今年马里兰下了几场大雪,公司关门,我们也白捡了几个休息日。窗外雪花飞舞,阳台上白雪高积。懒坐在沙发上,我的室友突然从她的记忆深处翻出了这么一段故事;她说——
我家在云南鹤庆,从来不下雪。冬天的时候,我们村里的人就到很远的山里去背雪。集日的头一天去,要起个大早。我家是我外婆和村里的人 结伴而去,很早很早就起来,背一个箩筐,里面用厚厚的茅草把四壁和底部垫起来;走上一天的路,到山里有雪的地方,把雪装进箩筐,一层一层地压实,装一层压 一层,一来可以多背点雪回来,二来免得雪化了;她们大多会穿上一件厚实防潮的衣服,但尽管如此,一路背雪回来,后背还是一片潮湿和冰凉;然而,她们心里却 充满喜悦和憧憬。

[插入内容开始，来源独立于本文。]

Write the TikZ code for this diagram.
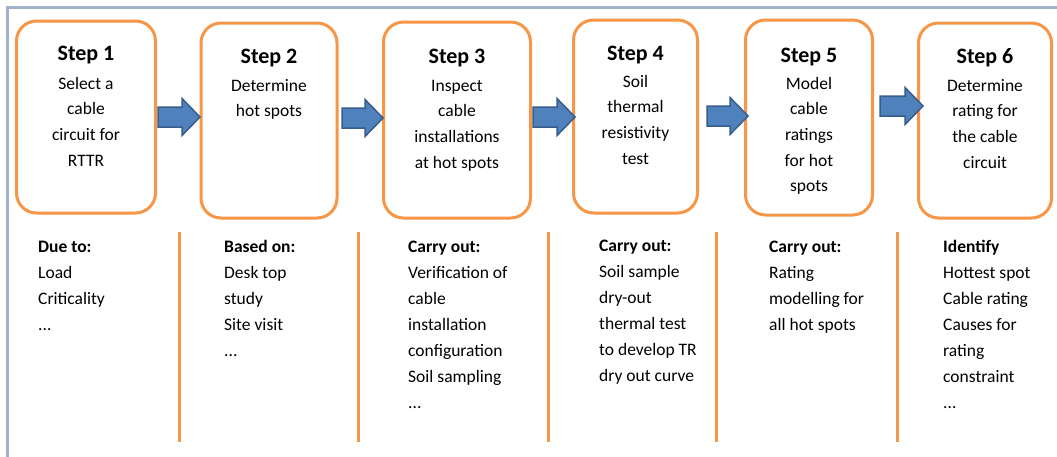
\documentclass[tikz,border=0pt]{standalone}
\usepackage{fontspec}
\setmainfont{Carlito}
\definecolor{org}{HTML}{F79646}
\definecolor{afill}{HTML}{4F81BD}
\definecolor{aline}{HTML}{385D8A}
\definecolor{framec}{HTML}{A3B1CD}
\newcommand\clines[1]{\begin{tabular}[t]{@{}c@{}}#1\end{tabular}}
\newcommand\llines[1]{\begin{tabular}[t]{@{}l@{}}#1\end{tabular}}
\newcommand\barrow[3]{%
  \fill[blockarrow] (#1,#2-10) -- (#3-18,#2-10) -- (#3-18,#2-18.5) -- (#3,#2)
    -- (#3-18,#2+18.5) -- (#3-18,#2+10) -- (#1,#2+10) -- cycle;}
\tikzset{
  stepbox/.style={draw=org, line width=3pt, rounded corners=20pt, fill=white, inner sep=0},
  divider/.style={draw=org, line width=3pt},
  blockarrow/.style={fill=afill, draw=aline, line width=1.5pt, line join=miter},
  steptitle/.style={font=\fontsize{22}{26}\bfseries\selectfont, anchor=base, inner sep=0},
  stepbody/.style={font=\fontsize{17.5}{25.7}\selectfont, anchor=base, inner sep=0},
  note/.style={font=\fontsize{17.5}{26}\selectfont, anchor=base west, inner sep=0},
}
\begin{document}
\begin{tikzpicture}[x=1pt,y=-1pt]
\clip (0,0) rectangle (1057,456);
\fill[white] (0,0) rectangle (1057,456);
\draw[framec, line width=2.2pt] (7.5,7.5) rectangle (1080,480);

% boxes
\node[stepbox, minimum width=139pt, minimum height=192pt] (b1) at (86,117) {};
\node[stepbox, minimum width=136pt, minimum height=195pt] (b2) at (269,120.5) {};
\node[stepbox, minimum width=147pt, minimum height=196pt] (b3) at (457,120) {};
\node[stepbox, minimum width=124pt, minimum height=193pt] (b4) at (635.5,116.5) {};
\node[stepbox, minimum width=127pt, minimum height=195pt] (b5) at (809,117.5) {};
\node[stepbox, minimum width=133pt, minimum height=195pt] (b6) at (985,120.5) {};

% titles
\node[steptitle] (t1) at (86,60) {Step 1};
\node[steptitle] (t2) at (269,63) {Step 2};
\node[steptitle] (t3) at (457,63) {Step 3};
\node[steptitle] (t4) at (635.5,60) {Step 4};
\node[steptitle] (t5) at (809,62) {Step 5};
\node[steptitle] (t6) at (985,63) {Step 6};

% box texts
\node[stepbody] (s1) at (86,89) {\clines{Select a\\cable\\circuit for\\RTTR}};
\node[stepbody] (s2) at (269,91) {\clines{Determine\\hot spots}};
\node[stepbody] (s3) at (457,91) {\clines{Inspect\\cable\\installations\\at hot spots}};
\node[stepbody] (s4) at (635.5,87) {\clines{Soil\\thermal\\resistivity\\test}};
\node[stepbody] (s5) at (809,89) {\clines{Model\\cable\\ratings\\for hot\\spots}};
\node[stepbody] (s6) at (985,91) {\clines{Determine\\rating for\\the cable\\circuit}};

% arrows
\barrow{158}{117}{200}
\barrow{342}{118}{383}
\barrow{533}{117}{575}
\barrow{707}{116}{748}
\barrow{880}{106}{923}

% dividers
\foreach \x [count=\i] in {179,358,548,716,897}{
  \coordinate (dtop\i) at (\x,232);
  \coordinate (dbot\i) at (\x,442);
  \draw[divider] (dtop\i) -- (dbot\i);
}

% notes
\node[note] (n1) at (38,252) {\llines{\textbf{Due to:}\\Load\\Criticality\\...}};
\node[note] (n2) at (224,252) {\llines{\textbf{Based on:}\\Desk top\\study\\Site visit\\...}};
\node[note] (n3) at (408,252) {\llines{\textbf{Carry out:}\\Verification of\\cable\\installation\\configuration\\Soil sampling\\...}};
\node[note] (n4) at (599,251) {\llines{\textbf{Carry out:}\\Soil sample\\dry-out\\thermal test\\to develop TR\\dry out curve}};
\node[note] (n5) at (769,252) {\llines{\textbf{Carry out:}\\Rating\\modelling for\\all hot spots}};
\node[note] (n6) at (943,252) {\llines{\textbf{Identify}\\Hottest spot\\Cable rating\\Causes for\\rating\\constraint\\...}};
\end{tikzpicture}
\end{document}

夜里才回到家,把雪筐放好,烧起锅来开始熬糖浆。水烧开了,把红糖——真正上好的红糖——倒进锅里,慢慢地搅动,慢慢地熬。我们小孩 子全都围在炉旁,眼馋馋地盯着糖慢慢地溶化,变成粘粘的糖浆,高高地挑起也不断。外婆和大人们一边熬糖浆一边议论上个集市谁谁家的雪卖了五块,谁谁家的雪 又卖了七块。
第二天是集日,一大早去赶集卖雪饼。小孩子们最爱吃雪饼了,尽管吃了雪饼常常生病咳嗽。卖雪饼的人用个铁勺,在头天背回的雪筐里刮刮 刮,刮出松松膨膨的一勺雪,用手压成饼状,倒扣在掌心,反转过来,象个蛋塌,然后又用筷子扎成的专用工具打上糖浆,高高提起,在雪饼上空柔婉地转动,袅袅 地浇在雪饼上,一个雪饼就做好了,放在小孩的掌心,一分钱一个,小孩子快快乐乐地吃着雪饼走了。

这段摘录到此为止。